Jan. 29 (Bloomberg) -- Global finance chiefs warned no economy is safe from Europe’s debt crisis, adding urgency to their calls for its governments to deliver a swift resolution.
Policy makers from Hong Kong to Canada used the last full day of the World Economic Forum to push euro-region counterparts to boost their bailout cashpile to protect Italy and Spain. They also pressed Greece and its creditors to strike a credible agreement to cut the nation’s debt.
Failure to deliver home-grown solutions would cost Europe any chance of further outside support and undermine the International Monetary Fund’s push for more crisis-fighting resources of its own, officials said. The concern tempered optimism from earlier in the week when delegates expressed hope that Europe had succeeded in calming markets after two years of turmoil.
“I’ve never been as scared as I am about the world,” Donald Tsang, Hong Kong’s chief executive, said yesterday in Davos, Switzerland. “Nobody’s immune. You need decisive action. You need to inspire confidence.”
Bank of Canada Governor Mark Carney estimated the European crisis will subtract 1 percentage point from global growth by the end of 2012 “and that’s in a world where this crisis is contained.” Europe’s pain could be transmitted via trade or financial channels with banks already hoarding cash or investing only in domestic markets, he said.
Yale University Professor Robert Shiller echoed the concern by estimating the euro-area will contract this year by more than the 0.5 percent predicted by the IMF. Nouriel Roubini, co-founder of Roubini Global Economics LLC, said Greece may be forced to quit the single currency within 12 months.
“The euro zone is a slow-motion train wreck,” Roubini said.
The concern leaves the euro-area’s leaders under pressure to raise the size of their rescue funds from the limit of 500 billion euros set to take effect in July when a permanent fund comes online aside the temporary European Financial Stability Facility.
While they plan to reassess that amount in March, U.K. Chancellor of the Exchequer George Osborne indicated they may need to do so sooner by demanding steps in “the next few weeks.” EU leaders next meet in two days time in Brussels to draw up a fiscal compact to strengthen governance of the euro area.
Not Dealt With
Osborne also sided with the consensus by urging a fast accord on slashing Greece’s debts, three months since creditors agreed to implement a 50 percent cut in the face value of more than 200 billion euros of debt. Negotiations continue in Athens this week.
“The fact we’re still at the beginning of 2012 talking about Greece is a sign this problem hasn’t been dealt with,” Osborne said.
Carney said a “credible” agreement is required even if that means increasing the participation of the private sector and perhaps the public sector. Turkey’s Deputy Prime Minister Ali Babacan said Greece should be prevented from defaulting because “once that door is open” others could follow.
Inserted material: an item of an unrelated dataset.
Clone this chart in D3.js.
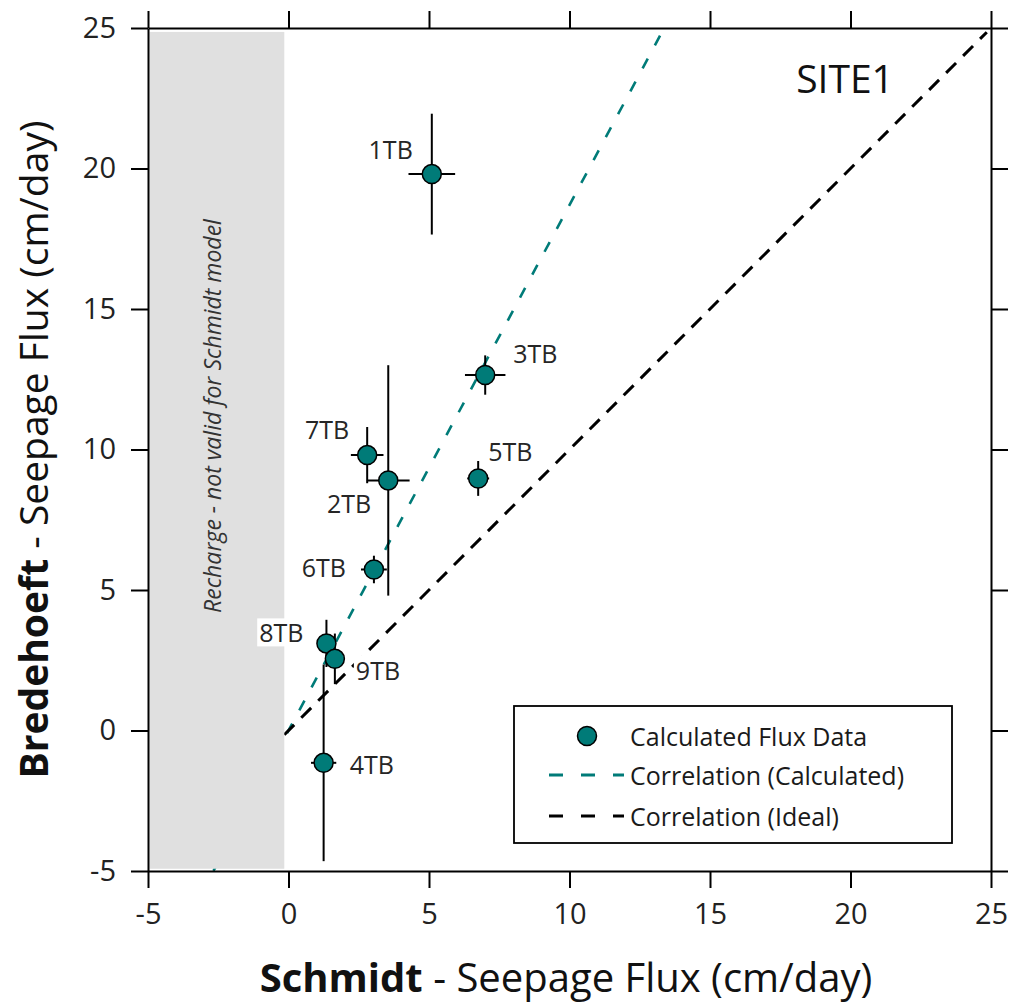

Policy makers from Japan and the U.K. said while they and others might add to the IMF’s coffers, a prerequisite was Europe putting up more money of its own. Absent “firm action, I don’t think developing countries like China are willing to pay more money,” Japanese Economy Minister Motohisa Furukawa said.
Seeking to insulate the world from Europe’s woes, Lagarde wants to boost her institution’s lending capacity by $500 billion. She made her pitch by saying the world had “never been so interconnected” and that the IMF was always repaid with interest.
“I’m here with my little bag to collect a little bit of money,” she said.
Last-minute worries took the shine off the sentiment of earlier in the week when delegates sounded upbeat about Europe’s outlook after financial markets stabilized. Market lending rates eased again this week and Italian and Spanish bonds rose as borrowing costs fell at debt auctions. At the same time, Portuguese credit-default swaps hit a record and Fitch Ratings on Jan. 27 downgraded Spain, Italy and three other euro countries.
World Bank President Robert Zoellick said the respite was likely temporary and linked it to the ECB last month lending euro-area banks a record 489 billion euros for three years to ward off a funding squeeze.
“I’m really glad the ECB took these actions, but let’s not be complacent,” Zoellick said. “This buys time, you still have to act.”